The August mosque-speech ban, though, was driven in no small part by the growing use of religious places by National Conference (N.C.) leaders to campaign against the government. Apart from seeking to grab the religious high ground, the N.C. has also sought to ally itself ideologically with the Hizbul Mujahideen, and has energetically defended the campaign of the Islamist leader Asiya Andrabi, describing her campaign against restaurants and liquor stores as a laudable move to bring about "social purification". Mosques had traditionally served as a central platform for N.C. mobilisation, but the party had been driven from its religious strongholds during the ongoing jehad which began in 1988.

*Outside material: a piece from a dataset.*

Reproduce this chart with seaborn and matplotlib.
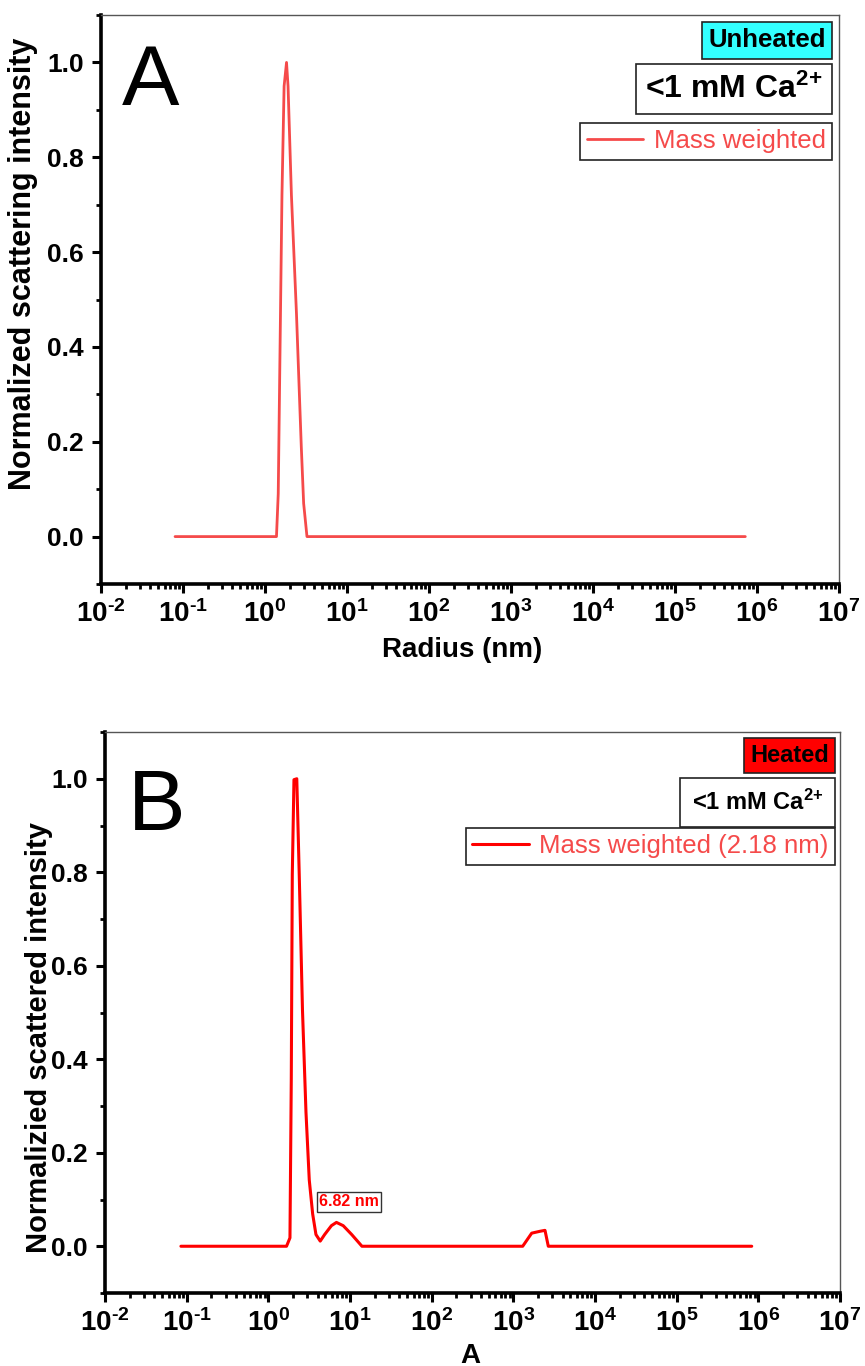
import numpy as np
import matplotlib
matplotlib.use("Agg")
import matplotlib.pyplot as plt
import seaborn as sns
from matplotlib.offsetbox import AnchoredText
from matplotlib.ticker import LogLocator, MultipleLocator, FuncFormatter, NullFormatter, FixedLocator

# ---- data: DLS size distributions (mass weighted, normalized) ----
radius_a = [0.08, 1.38, 1.45, 1.61, 1.71, 1.83, 1.91, 2.10, 2.42, 2.77, 2.96, 3.25, 7.2e5]
intensity_a = [0.0, 0.0, 0.09, 0.72, 0.95, 1.0, 0.95, 0.72, 0.47, 0.19, 0.07, 0.0, 0.0]

radius_b = [0.085, 1.67, 1.84, 1.91, 1.965, 2.06, 2.23, 2.39, 2.62, 2.89, 3.17, 3.49,
            3.83, 4.32, 4.89, 5.92, 6.82, 8.26, 10.5, 14.0, 1302, 1678, 2119, 2442,
            2680, 8.3e5]
intensity_b = [0.0, 0.0, 0.018, 0.359, 0.795, 0.998, 1.0, 0.795, 0.504, 0.287, 0.142, 0.069,
               0.025, 0.011, 0.025, 0.044, 0.051, 0.044, 0.025, 0.0, 0.0, 0.028, 0.032, 0.034,
               0.0, 0.0]

peak2_label = "6.82 nm"
peak2_pos = (9.7, 0.095)

y_ticks = [0.0, 0.2, 0.4, 0.6, 0.8, 1.0]

sns.set_theme(style="white")
plt.rcParams["font.family"] = ["Liberation Sans", "DejaVu Sans"]
plt.rcParams["mathtext.fontset"] = "custom"
plt.rcParams["mathtext.rm"] = "Liberation Sans:bold"
plt.rcParams["mathtext.it"] = "Liberation Sans:bold"
plt.rcParams["mathtext.bf"] = "Liberation Sans:bold"
plt.rcParams["mathtext.sf"] = "Liberation Sans:bold"
for key in ("text.color", "axes.labelcolor", "xtick.color", "ytick.color"):
    plt.rcParams[key] = "black"

fig = plt.figure(figsize=(8.65, 13.66), dpi=100)
ax_a = fig.add_axes([101 / 865, 1 - 584 / 1366, 738 / 865, 569 / 1366])
ax_b = fig.add_axes([105 / 865, 1 - 1293 / 1366, 735 / 865, 561 / 1366])

color_a = "#F54A4A"
color_b = "#FF0000"
legend_text_color = "#F54A4A"


def decade_label(v, pos):
    e = int(round(np.log10(v)))
    return r"$\mathbf{10^{\text{%d}}}$" % e


def style_axes(ax):
    ax.set_xscale("log")
    ax.set_xlim(1e-2, 1e7)
    ax.set_ylim(-0.1, 1.1)
    ax.xaxis.set_major_locator(LogLocator(base=10, numticks=20))
    ax.xaxis.set_minor_locator(LogLocator(base=10, subs=np.arange(2, 10), numticks=200))
    ax.xaxis.set_major_formatter(FuncFormatter(decade_label))
    ax.xaxis.set_minor_formatter(NullFormatter())
    ax.yaxis.set_major_locator(FixedLocator(y_ticks))
    ax.yaxis.set_minor_locator(MultipleLocator(0.1))
    ax.yaxis.set_major_formatter(FuncFormatter(lambda v, p: f"{v:.1f}"))
    for s in ("left", "bottom"):
        ax.spines[s].set_linewidth(2.6)
        ax.spines[s].set_color("black")
    for s in ("top", "right"):
        ax.spines[s].set_linewidth(1.0)
        ax.spines[s].set_color("#555555")
    ax.tick_params(axis="both", which="major", direction="out", length=6.5, width=2.2,
                   color="black", labelcolor="black", labelsize=19,
                   bottom=True, left=True, top=False, right=False)
    ax.tick_params(axis="y", which="major", pad=6)
    ax.tick_params(axis="x", which="major", pad=5, labelsize=20)
    ax.tick_params(axis="both", which="minor", direction="out", length=3.5, width=2.0,
                   color="black", bottom=True, left=True, top=False, right=False)
    for lab in ax.get_yticklabels() + ax.get_xticklabels():
        lab.set_fontweight("bold")
    ax.grid(False)


def boxed(ax, text, xy, size, face, weight="bold", color="black", pad=0.25):
    at = AnchoredText(text, loc="upper right", bbox_to_anchor=xy,
                      bbox_transform=ax.transAxes, borderpad=0, pad=pad, frameon=True,
                      prop=dict(size=size, weight=weight, color=color))
    at.patch.set_boxstyle("square,pad=0")
    at.patch.set_facecolor(face)
    at.patch.set_edgecolor("#222222")
    at.patch.set_linewidth(1.2)
    ax.add_artist(at)
    return at


# ---- panel A: unheated ----
sns.lineplot(x=radius_a, y=intensity_a, ax=ax_a, color=color_a, linewidth=2.0,
             estimator=None, sort=False, label="Mass weighted")
style_axes(ax_a)
ax_a.set_xlabel("Radius (nm)", fontsize=20, fontweight="bold")
ax_a.set_ylabel("Normalized scattering intensity", fontsize=22, fontweight="bold")
ax_a.xaxis.set_label_coords(0.49, -0.093)
ax_a.yaxis.set_label_coords(-0.085, 0.562)
ax_a.text(0.028, 0.842, "A", transform=ax_a.transAxes, fontsize=62, ha="left",
          va="baseline", fontweight="normal")
boxed(ax_a, "Unheated", (0.9905, 0.9877), 18.5, "#33FFFF")
boxed(ax_a, r"<1 mM Ca$^{\text{2+}}$", (0.9905, 0.914), 23, "white", pad=0.3)
leg_a = ax_a.legend(loc="upper right", bbox_to_anchor=(0.9905, 0.8102), fontsize=18.5,
                    frameon=True, fancybox=False, edgecolor="#222222", framealpha=1,
                    borderaxespad=0, borderpad=0.25, handlelength=2.2, handletextpad=0.4,
                    labelcolor=legend_text_color)
leg_a.get_frame().set_linewidth(1.2)

# ---- panel B: heated ----
sns.lineplot(x=radius_b, y=intensity_b, ax=ax_b, color=color_b, linewidth=2.2,
             estimator=None, sort=False, label="Mass weighted (2.18 nm)")
style_axes(ax_b)
ax_b.set_xlabel("A", fontsize=20, fontweight="bold")
ax_b.set_ylabel("Normalizied scattered intensity", fontsize=21, fontweight="bold")
ax_b.xaxis.set_label_coords(0.497, -0.089)
ax_b.yaxis.set_label_coords(-0.071, 0.456)
ax_b.text(0.031, 0.825, "B", transform=ax_b.transAxes, fontsize=62, ha="left",
          va="baseline", fontweight="normal")
boxed(ax_b, "Heated", (0.9932, 0.9893), 17, "#FF0000")
boxed(ax_b, r"<1 mM Ca$^{\text{2+}}$", (0.9932, 0.918), 17, "white", pad=0.5)
leg_b = ax_b.legend(loc="upper right", bbox_to_anchor=(0.9932, 0.8289), fontsize=18.5,
                    frameon=True, fancybox=False, edgecolor="#222222", framealpha=1,
                    borderaxespad=0, borderpad=0.25, handlelength=2.2, handletextpad=0.4,
                    labelcolor=legend_text_color)
leg_b.get_frame().set_linewidth(1.2)
ax_b.text(peak2_pos[0], peak2_pos[1], peak2_label, fontsize=11.5, fontweight="bold",
          color=color_b, ha="center", va="center",
          bbox=dict(boxstyle="square,pad=0.15", facecolor="white", edgecolor="#333333",
                    linewidth=1.0))

fig.savefig("out.png", dpi=100)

How will the Congress respond to this political ferment? Much depends on the intentions of Union Parliamentary Affairs Minister Ghulam Nabi Azad - and he is not talking. In July, Azad led the first public meeting of the Congress in three decades to mark Martyr's Day, a commemoration of the 1931 uprising that is widely read as the beginning of the freedom movement in Jammu and Kashmir. His decision not to share a platform with Sayeed that day could mean nothing, but also signal intent. Within the Congress, many would like to see Sayeed head off to New Delhi at the end of his three-year tenure, and see Azad running the government with the current Chief Minister's daughter, Mehbooba Sayeed, taking over as Deputy Chief Minister. Whether Sayeed himself would find such an arrangement acceptable, however, is unclear. Mid-level Congress functionaries have been exploring the possibility of splitting the PDP should the need for such action arise.

One thing is clear amidst the clouds of political uncertainty: the last thing Jammu and Kashmir needs is one more crisis. Whether its politicians will succeed in making change - or continuity - as painless as possible remains to be seen.